PROVIDED ENTRIES:
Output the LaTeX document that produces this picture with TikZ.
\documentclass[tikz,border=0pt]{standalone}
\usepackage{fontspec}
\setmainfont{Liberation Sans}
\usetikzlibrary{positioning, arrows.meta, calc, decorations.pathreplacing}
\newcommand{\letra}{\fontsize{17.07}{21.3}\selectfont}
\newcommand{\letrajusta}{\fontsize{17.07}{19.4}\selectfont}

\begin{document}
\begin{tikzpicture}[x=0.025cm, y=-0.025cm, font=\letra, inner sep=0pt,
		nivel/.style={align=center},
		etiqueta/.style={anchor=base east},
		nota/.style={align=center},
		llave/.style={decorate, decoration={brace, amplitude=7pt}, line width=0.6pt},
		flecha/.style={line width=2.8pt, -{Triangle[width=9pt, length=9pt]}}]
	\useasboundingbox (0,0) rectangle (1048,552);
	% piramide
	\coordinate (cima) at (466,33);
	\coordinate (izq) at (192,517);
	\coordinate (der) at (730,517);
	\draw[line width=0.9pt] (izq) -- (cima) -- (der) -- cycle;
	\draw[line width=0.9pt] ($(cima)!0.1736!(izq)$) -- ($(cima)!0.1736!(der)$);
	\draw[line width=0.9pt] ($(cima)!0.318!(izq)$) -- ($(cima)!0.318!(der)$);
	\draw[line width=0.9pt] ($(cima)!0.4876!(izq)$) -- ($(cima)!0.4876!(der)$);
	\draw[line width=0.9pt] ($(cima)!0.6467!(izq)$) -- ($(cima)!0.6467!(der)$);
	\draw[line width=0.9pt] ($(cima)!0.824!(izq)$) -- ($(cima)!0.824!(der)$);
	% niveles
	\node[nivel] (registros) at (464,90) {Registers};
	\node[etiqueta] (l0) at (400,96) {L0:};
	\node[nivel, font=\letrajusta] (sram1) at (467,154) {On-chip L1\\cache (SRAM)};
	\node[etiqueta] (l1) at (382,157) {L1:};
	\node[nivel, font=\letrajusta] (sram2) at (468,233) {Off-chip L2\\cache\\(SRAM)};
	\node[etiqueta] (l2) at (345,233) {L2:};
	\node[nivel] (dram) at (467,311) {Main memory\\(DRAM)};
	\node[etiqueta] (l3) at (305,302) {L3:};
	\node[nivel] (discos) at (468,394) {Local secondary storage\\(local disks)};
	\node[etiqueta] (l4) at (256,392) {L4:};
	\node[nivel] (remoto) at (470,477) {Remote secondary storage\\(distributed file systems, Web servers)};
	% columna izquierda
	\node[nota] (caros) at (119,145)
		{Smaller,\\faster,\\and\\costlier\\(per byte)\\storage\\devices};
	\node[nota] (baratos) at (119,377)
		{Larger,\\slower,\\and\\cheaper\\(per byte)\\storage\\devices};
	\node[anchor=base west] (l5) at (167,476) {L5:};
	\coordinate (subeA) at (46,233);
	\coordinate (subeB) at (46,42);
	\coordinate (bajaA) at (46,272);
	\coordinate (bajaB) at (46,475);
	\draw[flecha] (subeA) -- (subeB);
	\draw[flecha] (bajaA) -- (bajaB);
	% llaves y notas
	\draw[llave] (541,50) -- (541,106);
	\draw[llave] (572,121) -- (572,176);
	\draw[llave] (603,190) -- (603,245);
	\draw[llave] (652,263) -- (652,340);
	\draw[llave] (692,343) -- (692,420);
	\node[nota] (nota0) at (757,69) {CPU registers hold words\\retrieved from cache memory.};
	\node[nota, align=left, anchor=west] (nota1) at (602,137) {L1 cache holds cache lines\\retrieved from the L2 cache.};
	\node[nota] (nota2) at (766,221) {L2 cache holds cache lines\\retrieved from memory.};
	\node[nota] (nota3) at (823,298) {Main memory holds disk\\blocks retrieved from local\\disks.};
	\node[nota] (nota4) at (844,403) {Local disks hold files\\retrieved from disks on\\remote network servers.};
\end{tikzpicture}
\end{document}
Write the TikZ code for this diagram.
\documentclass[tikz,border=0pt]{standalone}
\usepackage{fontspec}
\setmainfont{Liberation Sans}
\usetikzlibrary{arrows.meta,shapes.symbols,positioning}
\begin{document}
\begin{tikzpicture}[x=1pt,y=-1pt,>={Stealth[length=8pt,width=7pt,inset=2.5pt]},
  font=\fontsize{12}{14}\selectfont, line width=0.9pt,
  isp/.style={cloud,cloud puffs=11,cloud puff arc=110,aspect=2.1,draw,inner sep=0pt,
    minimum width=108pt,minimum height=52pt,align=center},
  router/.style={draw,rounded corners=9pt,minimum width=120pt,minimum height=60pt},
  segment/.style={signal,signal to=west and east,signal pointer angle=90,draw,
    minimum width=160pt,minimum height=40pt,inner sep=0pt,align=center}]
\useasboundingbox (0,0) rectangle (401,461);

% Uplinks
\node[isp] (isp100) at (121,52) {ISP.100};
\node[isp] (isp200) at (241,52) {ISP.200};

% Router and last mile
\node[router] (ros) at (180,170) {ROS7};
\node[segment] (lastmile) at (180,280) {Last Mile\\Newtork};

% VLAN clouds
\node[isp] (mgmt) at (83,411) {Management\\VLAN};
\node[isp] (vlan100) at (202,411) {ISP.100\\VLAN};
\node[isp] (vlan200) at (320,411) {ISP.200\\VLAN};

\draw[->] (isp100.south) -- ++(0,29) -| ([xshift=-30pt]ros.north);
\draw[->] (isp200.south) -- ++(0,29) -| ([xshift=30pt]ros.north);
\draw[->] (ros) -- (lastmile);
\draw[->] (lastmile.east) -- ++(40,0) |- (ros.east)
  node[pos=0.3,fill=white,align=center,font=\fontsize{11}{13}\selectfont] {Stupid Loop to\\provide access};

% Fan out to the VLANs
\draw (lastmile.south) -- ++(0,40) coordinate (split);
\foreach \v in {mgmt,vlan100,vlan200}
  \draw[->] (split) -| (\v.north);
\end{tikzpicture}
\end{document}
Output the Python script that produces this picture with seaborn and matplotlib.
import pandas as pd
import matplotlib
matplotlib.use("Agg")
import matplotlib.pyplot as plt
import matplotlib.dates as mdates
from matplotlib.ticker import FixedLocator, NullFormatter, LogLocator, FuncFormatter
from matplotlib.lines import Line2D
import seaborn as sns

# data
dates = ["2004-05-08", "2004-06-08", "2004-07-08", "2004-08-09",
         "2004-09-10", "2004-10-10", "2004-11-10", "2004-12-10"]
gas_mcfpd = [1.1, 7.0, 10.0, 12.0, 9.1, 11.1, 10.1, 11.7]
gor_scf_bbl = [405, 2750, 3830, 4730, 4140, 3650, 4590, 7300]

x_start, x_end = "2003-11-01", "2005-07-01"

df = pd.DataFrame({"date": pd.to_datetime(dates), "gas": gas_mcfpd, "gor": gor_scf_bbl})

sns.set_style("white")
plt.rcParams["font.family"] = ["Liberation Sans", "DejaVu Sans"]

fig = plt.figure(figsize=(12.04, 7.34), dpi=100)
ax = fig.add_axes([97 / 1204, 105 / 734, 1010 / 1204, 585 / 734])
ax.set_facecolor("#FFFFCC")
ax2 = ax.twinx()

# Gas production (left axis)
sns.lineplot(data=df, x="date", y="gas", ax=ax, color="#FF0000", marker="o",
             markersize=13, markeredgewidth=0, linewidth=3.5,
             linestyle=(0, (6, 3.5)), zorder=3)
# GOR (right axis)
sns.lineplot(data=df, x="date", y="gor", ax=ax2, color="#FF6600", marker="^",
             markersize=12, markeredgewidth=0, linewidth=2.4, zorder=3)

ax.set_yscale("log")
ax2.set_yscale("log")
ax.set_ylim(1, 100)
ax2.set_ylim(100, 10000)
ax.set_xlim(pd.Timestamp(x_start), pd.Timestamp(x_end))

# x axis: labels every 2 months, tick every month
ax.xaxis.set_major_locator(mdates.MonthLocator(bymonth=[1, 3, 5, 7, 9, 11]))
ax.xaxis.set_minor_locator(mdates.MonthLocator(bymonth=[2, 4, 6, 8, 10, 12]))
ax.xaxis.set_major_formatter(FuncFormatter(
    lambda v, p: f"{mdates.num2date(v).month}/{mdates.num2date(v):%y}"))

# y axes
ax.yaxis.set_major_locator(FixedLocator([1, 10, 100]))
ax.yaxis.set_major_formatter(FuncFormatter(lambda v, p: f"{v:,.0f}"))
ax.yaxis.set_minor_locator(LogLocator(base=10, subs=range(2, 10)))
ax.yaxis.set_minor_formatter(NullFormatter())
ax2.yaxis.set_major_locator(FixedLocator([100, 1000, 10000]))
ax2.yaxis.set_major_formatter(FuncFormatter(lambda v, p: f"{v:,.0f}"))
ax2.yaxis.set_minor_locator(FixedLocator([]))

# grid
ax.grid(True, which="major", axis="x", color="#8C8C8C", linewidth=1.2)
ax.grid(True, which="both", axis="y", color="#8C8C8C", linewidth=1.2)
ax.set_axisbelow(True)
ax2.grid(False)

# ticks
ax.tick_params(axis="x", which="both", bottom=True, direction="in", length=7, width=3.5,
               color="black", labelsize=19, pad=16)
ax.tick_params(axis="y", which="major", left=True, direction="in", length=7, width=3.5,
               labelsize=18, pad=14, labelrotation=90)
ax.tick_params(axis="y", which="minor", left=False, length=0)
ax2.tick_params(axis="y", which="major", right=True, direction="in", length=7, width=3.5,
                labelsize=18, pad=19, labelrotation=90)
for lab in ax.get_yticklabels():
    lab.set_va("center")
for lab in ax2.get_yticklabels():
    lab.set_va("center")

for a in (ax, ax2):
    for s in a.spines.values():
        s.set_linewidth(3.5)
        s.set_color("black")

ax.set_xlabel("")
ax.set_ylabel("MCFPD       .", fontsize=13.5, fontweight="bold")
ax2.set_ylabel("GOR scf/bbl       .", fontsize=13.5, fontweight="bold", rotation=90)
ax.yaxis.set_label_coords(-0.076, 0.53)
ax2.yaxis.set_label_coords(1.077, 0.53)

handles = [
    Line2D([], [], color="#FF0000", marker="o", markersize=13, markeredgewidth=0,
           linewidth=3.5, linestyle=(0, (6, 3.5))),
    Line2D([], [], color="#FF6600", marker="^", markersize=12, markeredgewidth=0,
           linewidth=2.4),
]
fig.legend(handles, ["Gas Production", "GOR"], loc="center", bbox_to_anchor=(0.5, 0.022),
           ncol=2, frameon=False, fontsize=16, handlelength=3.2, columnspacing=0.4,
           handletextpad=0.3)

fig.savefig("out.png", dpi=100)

TASK TO COMPLETE:
Nothing but a number is needed here: how many lines hold the string "that"?

WORKED SOLUTION:
2